In 1948, Bridget and Neville moved into The Hermitage with their four children, the second oldest of whom was my father Oliver. It was a lovely turn-of-the-century villa, built of solid red brick, with a green tin roof and deep verandahs that gave respite from the heat. She swiftly made her mark on the home, sewing curtains and decorating rooms, and it became a welcoming and gracious place to visit. Bridget and Neville were great party-goers and givers, and the house lent itself to entertaining. As a small child I remember weaving through the legs of partying adults, my grandmother the glamorous centre of it all with her cigarettes and her pink gins. She loved to dress up, to laugh and be amused, and while she became a colonial housewife and mother of four, there was a part of her that remained that London party girl.
There is a family story that epitomises her glamour and zest. She and my grandfather were leaving home for a party, dressed to the nines and ready for a good evening out. As Bridget passed the jasmine bush that tumbled over their kitchen fence, she saw a tiny jewel-like chameleon. She plucked it off the bush, placed it on her dress and wore it for the night as a living brooch. Knowing her love for animals, I like to believe that she would have replaced it at the end of the evening.
Bridgie adored her dogs and for a while the Hermitage was taken over by a family of basset hounds that she raised. They were all named after English counties and our favourite was Rutland, a handome fellow who fathered many babies. As she grew older and dementia threatened, her children joked that while she forgot their names, she never forgot those of her dogs.
She and Neville were enthusiastic travellers, and visited England every year so that Bridgie could see her beloved twin brother Billy, and her younger sister Naomi. They often went to Italy, which Neville had fallen in love with during the war. His favourite places were Florence and Bellagio and, in 1997, I went to both with my aunt Belinda. We remembered Neville and Bridget as we walked the plazas and river-fronts of Florence and sat sipping coffee under the trees at Bellagio.

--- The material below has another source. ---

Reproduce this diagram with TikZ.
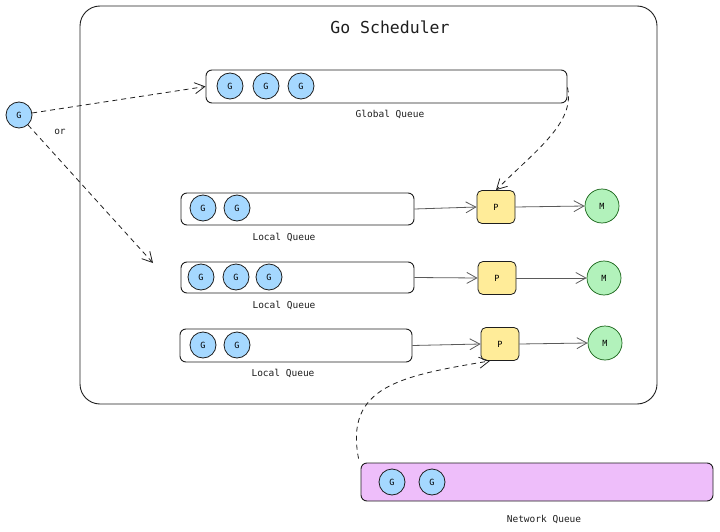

When I was small, Bridget used to love brushing my hair. I’d arrive at her house and be sent immediately to fetch the brush, which she kept in her dressing-table in the top right-hand drawer. All the way to her room I’d be clutching my right hand in a fist so as not to forget. Opening the drawer was like finding a trove of jewellery, make-up and scents, and I would finger a necklace or try on a bracelet, but I knew not to linger too long amongst the tempting treasures. I’d find the brush and bring it to her on the verandah where she’d be sitting surrounded by dogs, with a tray of tea to one side and some kind of craft project – a cushion, knitting – on her lap. She’d put the knitting aside and then brush my hair, while I listened to the hadedahs shrieking and stabbing the grass.
“There, that’s better,” she’d say. “Now let’s have some tea.”
Life was built around rituals – breakfast, with the invariable half-orange, around the dining-room table, morning and afternoon tea on the verandah with Marie biscuits or her delicious home-made crunchies, drinks at 5pm. Bridget always liked the pink gins I poured her when I was a little older, probably because I was heavy on the gin. Family were required to turn up for Sunday lunch every week and my father created dense atmosphere by regularly arriving late from golf, probably as his form of rebellion. Later when my parents’ marriage fell apart, it took my mother a couple of years to get up the courage to say, “No Bridget, I am not coming to Sunday lunch. Oliver can fetch the children on his way back from golf.”
While Bridget was a wonderful Gorgor, whipping up clothes for my dollies or outfits for me, she could be scary. Woe betide any grandchild who didn’t clear her plate, eat her peas, or express grateful thanks for the roasts. She was often impatient with her domestic workers, believing that whatever task they were doing from washing the car to washing the dogs, she could do better, and she loved to remind me, in huge inverted commas, that my lifelong best friend was “Jewish”. When I became a cub reporter on the local newspaper, I was friends with an “Indian man”, which caused some disquiet.
After Neville died, Bridget declined slowly. She remained at the Hermitage, visited daily by Belinda and regularly by the rest of the family. We would find her sitting in her study, watching sport on TV, reading the paper, or writing a letter to Naomi. Once she became convinced that the family had taken her to an old-age home, where she was receiving substandard treatment. Finally, after two weeks of complaints, my father hit on a plan. He put her in his car, promising that she was now going home. They drove for fifteen minutes, and then returned to the Hermitage, where he had asked her housekeepers to give her a good welcome. They drove up to the house she had just left, she gracefully received the friendly ululations and settled into the chair she had recently vacated. “Oh, it’s so nice to be back,” she said.
The London party girl had come home.